A new analysis by Gallup Pakistan, based on membership data from the Pakistan–China Joint Chamber of Commerce & Industry (PCJCCI), reveals that China’s economic presence in Pakistan is being reshaped by a surge in trade, IT services, and small-scale manufacturing.
Contrary to the conventional perception that China’s footprint in Pakistan is dominated by state-backed infrastructure projects—such as highways, power plants, and the development of Gwadar Port—the findings point to a broader, entrepreneur-driven wave. More than 2,000 Chinese firms are now operating across the country, extending far beyond the scope of CPEC megaprojects.
Bilal Gilani, Executive Director of Gallup Pakistan, remarked that the corporate data paints a different picture. “When we think of China’s economic footprint in Pakistan, the mind immediately jumps to mega infrastructure projects. But a look at the actual corporate registrations tells a very different and much more interesting story,” he noted.
The data underscore a growing presence of small and medium-sized Chinese enterprises entering Pakistan independently of government-to-government frameworks. These include trading houses, solar and machinery suppliers, small manufacturers, engineering workshops, IT support providers, consultancies, import-export firms, and mining exploration units.

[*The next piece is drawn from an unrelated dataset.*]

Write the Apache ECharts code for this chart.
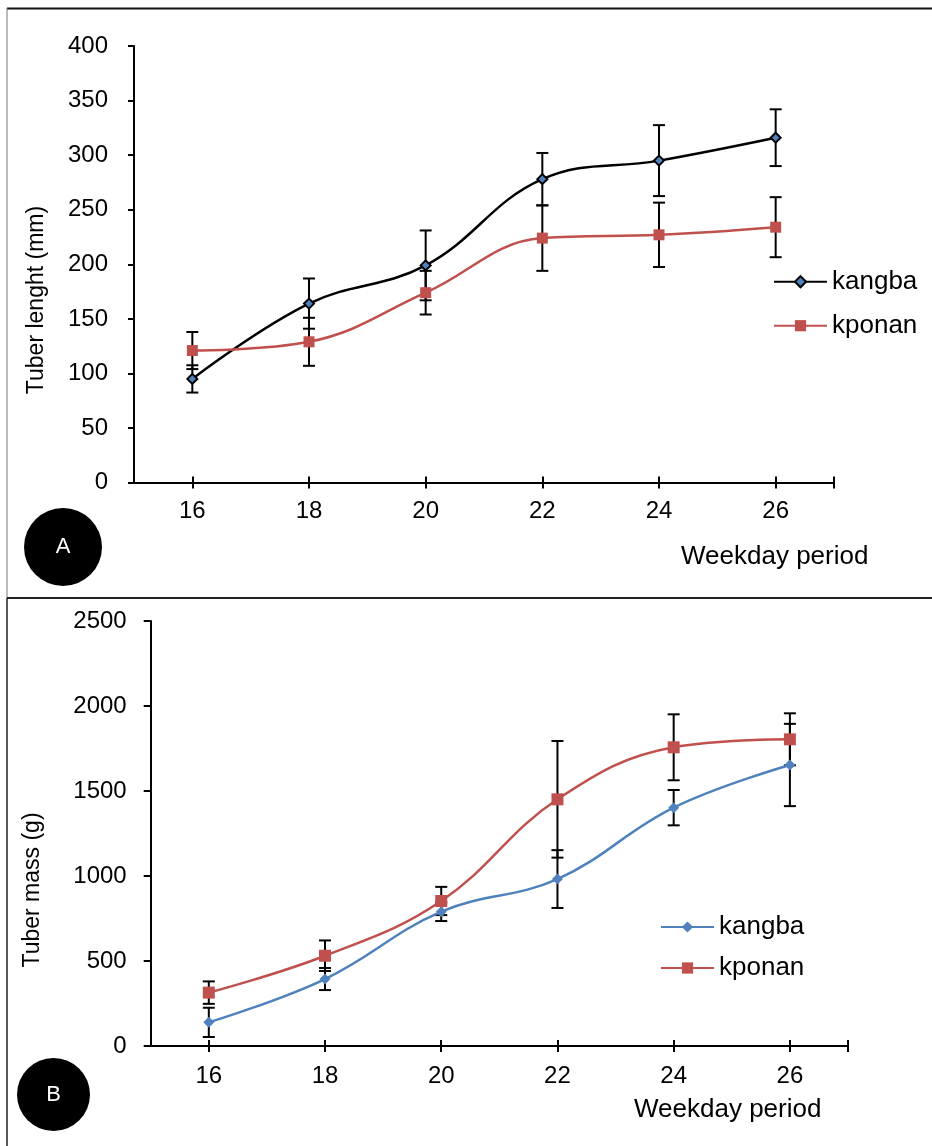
<!DOCTYPE html>
<html>
<head>
<meta charset="utf-8">
<script src="https://cdn.jsdelivr.net/npm/echarts@6/dist/echarts.min.js"></script>
<style>
html,body{margin:0;padding:0;background:#fff;}
#chart{width:932px;height:1146px;}
</style>
</head>
<body>
<div id="chart"></div>
<script>
// ---- data ----
const weeks = [16, 18, 20, 22, 24, 26];
const xTickValues = [16, 18, 20, 22, 24, 26];
const lenKangba = [95, 164, 199, 278, 295, 316];
const lenKangbaErr = [12.5, 23, 32, 24, 32.5, 26];
const lenKponan = [121, 129, 174, 224, 227, 234];
const lenKponanErr = [17, 22, 20, 30, 29.5, 27.5];
const massKangba = [139, 394, 790, 982, 1402, 1653];
const massKangbaErr = [86, 65, 55, 170, 104, 242];
const massKponan = [314, 531, 853, 1451, 1757, 1804];
const massKponanErr = [66, 90, 83, 343, 194, 153];
const lenTicks = {min: 0, max: 400, interval: 50};
const massTicks = {min: 0, max: 2500, interval: 500};

const FONT = 'Liberation Sans, Arial, sans-serif';
const BLUE = '#4F81BD', RED = '#C0504D';

function pairs(ys) { return weeks.map((w, i) => [w, ys[i]]); }
function errData(ys, es) { return weeks.map((w, i) => [w, ys[i] - es[i], ys[i] + es[i]]); }

function errSeries(name, ys, es, xi, yi) {
  return {
    name: name, type: 'custom', xAxisIndex: xi, yAxisIndex: yi, z: 1, silent: true,
    data: errData(ys, es),
    encode: {x: 0, y: [1, 2]},
    renderItem: function (params, api) {
      const x = api.value(0);
      const lo = api.coord([x, api.value(1)]);
      const hi = api.coord([x, api.value(2)]);
      const hw = 6;
      const st = {stroke: '#000', lineWidth: 2};
      return {
        type: 'group',
        children: [
          {type: 'line', shape: {x1: lo[0], y1: lo[1], x2: hi[0], y2: hi[1]}, style: st},
          {type: 'line', shape: {x1: lo[0] - hw, y1: lo[1], x2: lo[0] + hw, y2: lo[1]}, style: st},
          {type: 'line', shape: {x1: hi[0] - hw, y1: hi[1], x2: hi[0] + hw, y2: hi[1]}, style: st}
        ]
      };
    }
  };
}

function xAxisPair(gridIndex) {
  const base = {
    type: 'value', gridIndex: gridIndex, min: 15, max: 27, position: 'bottom',
    splitLine: {show: false}
  };
  return [
    Object.assign({}, base, {
      axisLine: {show: true, onZero: false, lineStyle: {color: '#000', width: 2}},
      axisTick: {show: true, inside: false, length: 6, customValues: [16, 18, 20, 22, 24, 26, 27], lineStyle: {color: '#000', width: 2}},
      axisLabel: {show: true, customValues: xTickValues, color: '#000', fontSize: 24, fontFamily: FONT, margin: gridIndex === 0 ? 17 : 18}
    }),
    Object.assign({}, base, {
      axisLine: {show: false, onZero: false},
      axisTick: {show: true, inside: true, length: 6, customValues: [16, 18, 20, 22, 24, 26, 27], lineStyle: {color: '#000', width: 2}},
      axisLabel: {show: false}
    })
  ];
}

const chart = echarts.init(document.getElementById('chart'), null, {renderer: 'canvas'});

const option = {
  backgroundColor: '#fff',
  animation: false,
  grid: [
    {left: 134, top: 46, width: 700, height: 436.6},
    {left: 150.7, top: 621, width: 697.3, height: 425}
  ],
  xAxis: [].concat(xAxisPair(0), xAxisPair(1)),
  yAxis: [
    {
      type: 'value', gridIndex: 0, min: lenTicks.min, max: lenTicks.max, interval: lenTicks.interval,
      axisLine: {show: true, lineStyle: {color: '#000', width: 2}},
      axisTick: {show: true, length: 6, lineStyle: {color: '#000', width: 2}},
      axisLabel: {color: '#000', fontSize: 24, fontFamily: FONT, margin: 26, formatter: v => String(v)},
      splitLine: {show: false}
    },
    {
      type: 'value', gridIndex: 1, min: massTicks.min, max: massTicks.max, interval: massTicks.interval,
      axisLine: {show: true, lineStyle: {color: '#000', width: 2}},
      axisTick: {show: true, length: 7, lineStyle: {color: '#000', width: 2}},
      axisLabel: {color: '#000', fontSize: 24, fontFamily: FONT, margin: 24, formatter: v => String(v)},
      splitLine: {show: false}
    }
  ],
  legend: [
    {
      orient: 'vertical', left: 773, top: 266.7, padding: 0, itemWidth: 53, itemHeight: 14, itemGap: 14,
      data: ['A-kangba', 'A-kponan'],
      formatter: n => n.slice(2),
      textStyle: {color: '#000', fontSize: 26, fontFamily: FONT, lineHeight: 30}
    },
    {
      orient: 'vertical', left: 660, top: 912, padding: 0, itemWidth: 53, itemHeight: 14, itemGap: 11,
      data: ['B-kangba', 'B-kponan'],
      formatter: n => n.slice(2),
      textStyle: {color: '#000', fontSize: 26, fontFamily: FONT, lineHeight: 30}
    }
  ],
  series: [
    errSeries('errA1', lenKangba, lenKangbaErr, 0, 0),
    errSeries('errA2', lenKponan, lenKponanErr, 0, 0),
    {
      name: 'A-kangba', type: 'line', xAxisIndex: 0, yAxisIndex: 0, z: 3,
      data: pairs(lenKangba), smooth: 0.4,
      symbol: 'diamond', symbolSize: 10,
      lineStyle: {color: '#000', width: 2.5},
      itemStyle: {color: BLUE, borderColor: '#000', borderWidth: 2}
    },
    {
      name: 'A-kponan', type: 'line', xAxisIndex: 0, yAxisIndex: 0, z: 3,
      data: pairs(lenKponan), smooth: 0.4,
      symbol: 'rect', symbolSize: 11,
      lineStyle: {color: RED, width: 2.5},
      itemStyle: {color: RED}
    },
    errSeries('errB1', massKangba, massKangbaErr, 2, 1),
    errSeries('errB2', massKponan, massKponanErr, 2, 1),
    {
      name: 'B-kangba', type: 'line', xAxisIndex: 2, yAxisIndex: 1, z: 3,
      data: pairs(massKangba), smooth: 0.4,
      symbol: 'diamond', symbolSize: 11,
      lineStyle: {color: BLUE, width: 2.5},
      itemStyle: {color: BLUE}
    },
    {
      name: 'B-kponan', type: 'line', xAxisIndex: 2, yAxisIndex: 1, z: 3,
      data: pairs(massKponan), smooth: 0.4,
      symbol: 'rect', symbolSize: 12,
      lineStyle: {color: RED, width: 2.5},
      itemStyle: {color: RED}
    }
  ],
  graphic: [
    {type: 'line', shape: {x1: 7, y1: 8.5, x2: 932, y2: 8.5}, style: {stroke: '#111', lineWidth: 2}},
    {type: 'line', shape: {x1: 7, y1: 8, x2: 7, y2: 598}, style: {stroke: '#777', lineWidth: 1}},
    {type: 'line', shape: {x1: 7, y1: 598, x2: 932, y2: 598}, style: {stroke: '#222', lineWidth: 2}},
    {type: 'line', shape: {x1: 7, y1: 598, x2: 7, y2: 1146}, style: {stroke: '#222', lineWidth: 1.5}},
    {type: 'circle', shape: {cx: 63, cy: 547, r: 39}, style: {fill: '#000'}},
    {type: 'text', x: 63, y: 547, style: {text: 'A', fill: '#fff', fontSize: 22, fontFamily: FONT, align: 'center', verticalAlign: 'middle'}},
    {type: 'circle', shape: {cx: 53.5, cy: 1094.5, r: 36.5}, style: {fill: '#000'}},
    {type: 'text', x: 53.5, y: 1094.5, style: {text: 'B', fill: '#fff', fontSize: 22, fontFamily: FONT, align: 'center', verticalAlign: 'middle'}},
    {type: 'text', x: 681, y: 557, style: {text: 'Weekday period', fill: '#000', fontSize: 26, fontFamily: FONT, align: 'left', verticalAlign: 'middle'}},
    {type: 'text', x: 634, y: 1110, style: {text: 'Weekday period', fill: '#000', fontSize: 26, fontFamily: FONT, align: 'left', verticalAlign: 'middle'}},
    {type: 'text', x: 37, y: 300, rotation: Math.PI / 2, style: {text: 'Tuber lenght (mm)', fill: '#000', fontSize: 23, fontFamily: FONT, align: 'center', verticalAlign: 'middle'}},
    {type: 'text', x: 33, y: 890, rotation: Math.PI / 2, style: {text: 'Tuber mass (g)', fill: '#000', fontSize: 23, fontFamily: FONT, align: 'center', verticalAlign: 'middle'}}
  ]
};
chart.setOption(option);
</script>
</body>
</html>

Their expansion reflects a fragmented, market-driven, and adaptive investment pattern—markedly different from the multinational-led model typically associated with Western economies. According to the analysis, nearly 49% of Chinese firms are registered in Islamabad, a concentration attributed to the city’s proximity to federal regulators, ministries, and CPEC oversight bodies.
The sectoral breakdown, however, offers the clearest insight into the evolving nature of China’s engagement in Pakistan’s economy. Trading and import-export firms account for 28% of all registered Chinese companies, while construction and engineering firms maintain a significant, though no longer dominant, presence.